Necesitamos trabajos, educación, rehabilitación para los drogadictos y
servicios de salud para enfrentar los problemas del consumo de drogas
y la drogadicción. Hasta que la demanda para las drogas ilícitas se reduzca,
ningún elemento de ayuda militar va a parar el flujo de drogas hacia los
EE.UU.”.
4. El lunes 4 de setiembre (luego de una
vertiginosa semana en la Babel del siglo XXI) regreso a Bogotá. Hay dos
filas en el aeropuerto. Una para diplomáticos. Otra para pasajeros comunes.
Los diplomáticos hablan todos en inglés. Un inglés de película de guerra.

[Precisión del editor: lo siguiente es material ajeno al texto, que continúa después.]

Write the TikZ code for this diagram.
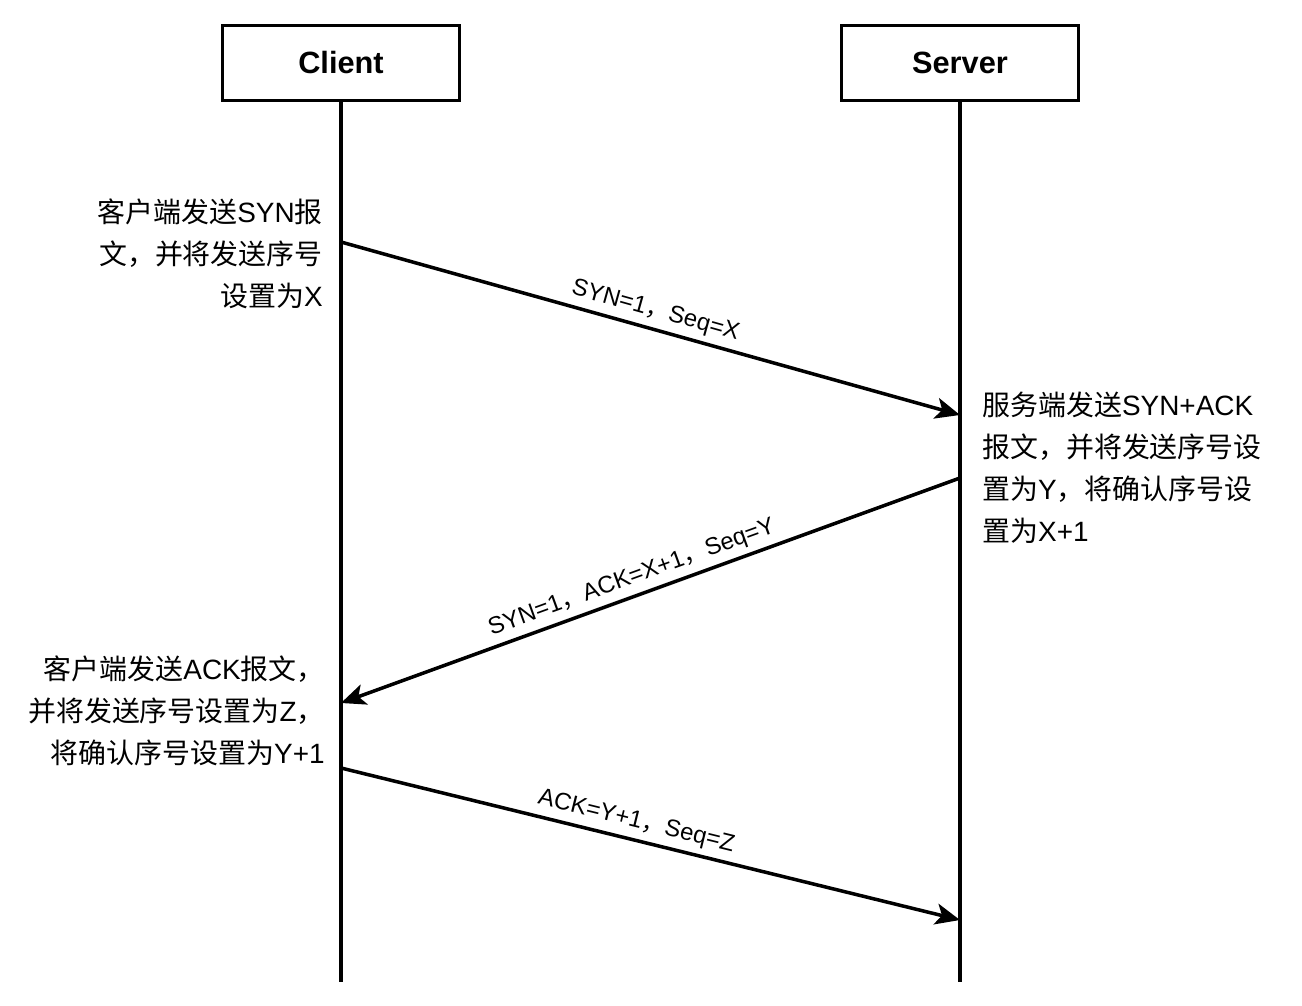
\documentclass[tikz,border=0pt]{standalone}
\usepackage{fontspec}
\setmainfont{Liberation Sans}
\newfontfamily\cjk{Noto Sans CJK SC}
\usetikzlibrary{arrows.meta,positioning}

\begin{document}
\begin{tikzpicture}[
    x=0.02cm, y=-0.02cm,
    >={Stealth[length=14pt,width=12pt,inset=3.5pt]},
    party/.style={draw,line width=2pt,minimum width=4.74cm,minimum height=1.5cm,
                  font=\fontsize{17.5}{21}\selectfont\bfseries},
    life/.style={line width=2pt},
    msg/.style={line width=2pt},
    note/.style={inner sep=0pt,font=\fontsize{15.9}{23.9}\selectfont},
    lbl/.style={sloped,above,inner sep=3pt,font=\fontsize{13.6}{16}\selectfont}
  ]
  \useasboundingbox (0,0) rectangle (1302,1006);

  \node[party] (client) at (341,63) {Client};
  \node[party] (server) at (960,63) {Server};

  \coordinate (cend) at (341,982);
  \coordinate (send) at (960,982);
  \draw[life] (client.south) -- (cend);
  \draw[life] (server.south) -- (send);

  % points on the lifelines
  \coordinate (c1) at (341,242);
  \coordinate (s1) at (960,415);
  \coordinate (c2) at (341,703);
  \coordinate (s2) at (960,478);
  \coordinate (c3) at (341,768);
  \coordinate (s3) at (960,920);

  \draw[msg,->] (c1) -- node[lbl,pos=0.5]{SYN=1{\cjk ，}Seq=X} (s1);
  \draw[msg,<-] (c2) -- node[lbl,pos=0.48]{SYN=1{\cjk ，}ACK=X+1{\cjk ，}Seq=Y} (s2);
  \draw[msg,->] (c3) -- node[lbl,pos=0.47]{ACK=Y+1{\cjk ，}Seq=Z} (s3);

  \node[note,anchor=east,align=right] (n1) at (323,254)
    {{\cjk 客户端发送}SYN{\cjk 报}\\{\cjk 文，并将发送序号}\\{\cjk 设置为}X};
  \node[note,anchor=west,align=left] (n2) at (982,468)
    {{\cjk 服务端发送}SYN+ACK\\{\cjk 报文，并将发送序号设}\\{\cjk 置为}Y{\cjk ，将确认序号设}\\{\cjk 置为}X+1};
  \node[note,anchor=east,align=right] (n3) at (325,711)
    {{\cjk 客户端发送}ACK{\cjk 报文，}\\{\cjk 并将发送序号设置为}Z{\cjk ，}\\{\cjk 将确认序号设置为}Y+1};
\end{tikzpicture}
\end{document}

Hay un negro altísimo que es recibido por tres fornidos red necks, rapados
y muy seguros, sonrientes, ganadores.
Me viene a buscar Ricardo, mi amigo colombiano. Le comento que la fila
de diplomáticos era un desmadre de gringos. “Y sí”, dice. “Son todos de
la CIA y de la DEA. Están invadiendo Colombia.” Son, sin más, el Plan
Colombia.
El sábado 26, en la Clausura del Encuentro de Escritores, el colombiano
Fernando Vallejo, que nació en 1942 y vive, exiliado, en México, había
dicho: “La esperanza más boba es la del cielo, porque como no sea el atmosférico,
que a veces llueve y truena, no existe. El que sí existe es el infierno
y estamos en él, aquí, en Colombia, un infierno cada día más caliente.
(...) Colombia convertida en un matadero, con miles de secuestrados, decenas
de miles de asesinados, un millón y medio de desplazados, otro tanto de
exiliados, el campo arruinado, la industria aruinada, los niños y los
muchachos reclutados para la guerra o convertidos en sicarios, medio país
sin empleo, de limosnero o atracando”.
La situación es alarmante. En Colombia está por estallar América latina.
Si hay guerra, la guerra se extenderá a Perú, Ecuador, Venezuela y Brasil.Los
argentinos –como siempre– nos sentimos lejos. Pero también nos sentíamos
lejos de las feroces dictaduras bananeras del Caribe. Y tuvimos la peor.